Around 60,000 tons of grapes could be hit by taint, but “overall it won’t be significant” in terms of national output, he added. Some grapes could be filtered and used for grape concentrate or juice, he said.
The smoke taint has “created a bleak picture for Hunter wine producers this year with the potential for long term economic and agricultural damage to the oldest wine region in Australia,” Christina Tulloch, CEO of Tulloch Wines and President of the Hunter Valley Wine & Tourism Association, said in a statement, noting that small growers would be particularly affected.
Wildfire smoke has hurt some earlier Australian vintages and become a bigger issue in places like California, Oregon and parts of Canada and South Africa in the past decade. Australia’s La Trobe University is developing early detection tools to help growers assess the damage.
Still, amid devastation there’s innovation, with distillers, brewers and winemakers eyeing ways to use the tainted grapes to create new products.
Tulloch’s winery is working with Sydney-based Archie Rose Distilling, which is exploring uses for tainted grapes. The distiller will experiment with making brandy, and potentially other spirits, from wine made with more than 50 tons of smoke-affected Shiraz and Cabernet Sauvignon grapes from Tulloch and First Creek Wines in the Hunter region.
As for Tyrrell’s fruit, some Semillon grapes have been harvested by Sydney-based Wildflower Brewing & Blending which will use them in its St Florence 2020 ale, which is refermented with wine grapes. The brewery noted in social media posts that previous beers made with smoke-affected grapes hadn’t shown negative attributes, though they’re unsure why.
Grape growers are focusing on building resilience in existing vineyards, as well as exploring the use of more Spanish and Italian varieties that are better suited to warmer conditions than the French ones traditionally planted in Australia, Battaglene said.
The country is the fifth-biggest wine producer, according to Wine Australia, and exports about 60% of its output. Shipments were worth $2.89 billion in the year ended September, with mainland China, the U.S. and U.K. the top markets.

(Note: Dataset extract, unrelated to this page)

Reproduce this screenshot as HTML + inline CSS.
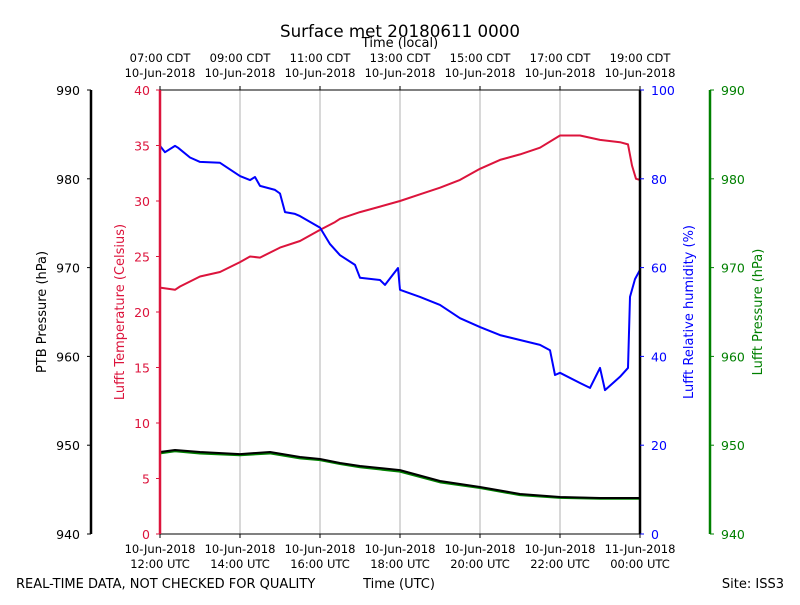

Globally, the 2019 vintage was down 10% on 2018, with all major wine producing countries experiencing declines, according to Wine Australia. That reduction in supply, along with a weaker Australian dollar, should boost export opportunities for the country’s producers.
Years of devastating drought are expected to have the biggest impact on the size of Australia’s 2020 vintage, with the grape crush potentially down as much as 10-15%, Battaglene said. The harvest is under way in most areas with signs output has dropped in some of the big inland production regions, mostly due to drought and low water availability.